Phase one of Microsoft-Motorola Mobility patent trial concludes
The first phase of the high-stakes patent trial between Microsoft and Google' Motorola Mobility subsidiary concluded in Washington state on Tuesday; with Google expert Michael Dansky testifying that Microsoft's use of Google's patented wireless technology in its Xbox game console and Surface tablet will help the software company generate a revenue of approximately $94 billion through 2017.
The one-week-long patent trial in a Seattle federal court witnessed Microsoft and Motorola Mobility put forth their respective arguments pertaining to a supposedly `fair' price for Microsoft's use of Motorola Mobility's industry-essential patents related to the 802.11 wireless LAN and H. 264 video standards.

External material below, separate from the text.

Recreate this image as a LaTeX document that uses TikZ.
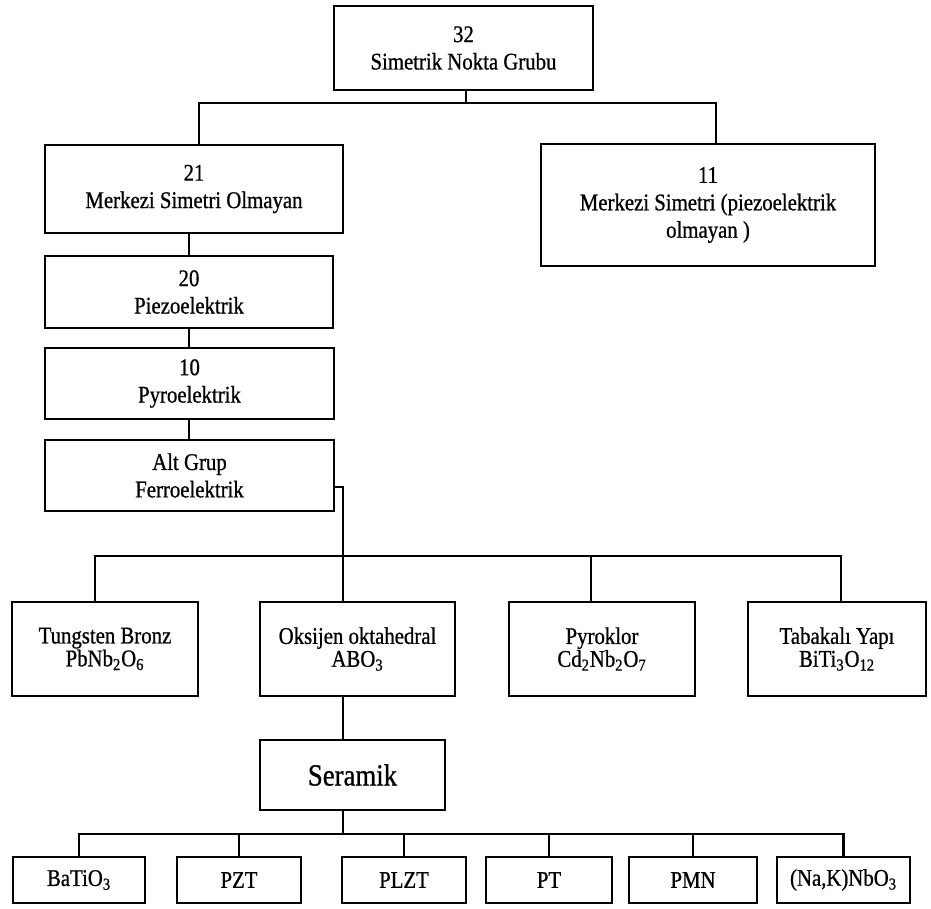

While Motorola Mobility - which was acquired by Google in a $12.5 billion deal earlier this year - has been seeking a royalty of up to $4 billion per year for its wireless and video patents, Microsoft has been reiterating that Motorola deserves slightly more than $1 million a year.
During the open session on the concluding day of the trial, Dansky said that Motorola Mobility's video patents deserve a high royalty because they are crucial to Microsoft as well as other tech firms. Dansky also added that, without the use of Motorola's patented technology, it will be difficult for rivals to sell smartphones or tablets.
However, in case US District Judge James Robart sides with Microsoft's argument that Motorola deserves only a small royalty, the decision will weaken Google's bargaining ability while negotiating licensing deals for Motorola patents with rivals.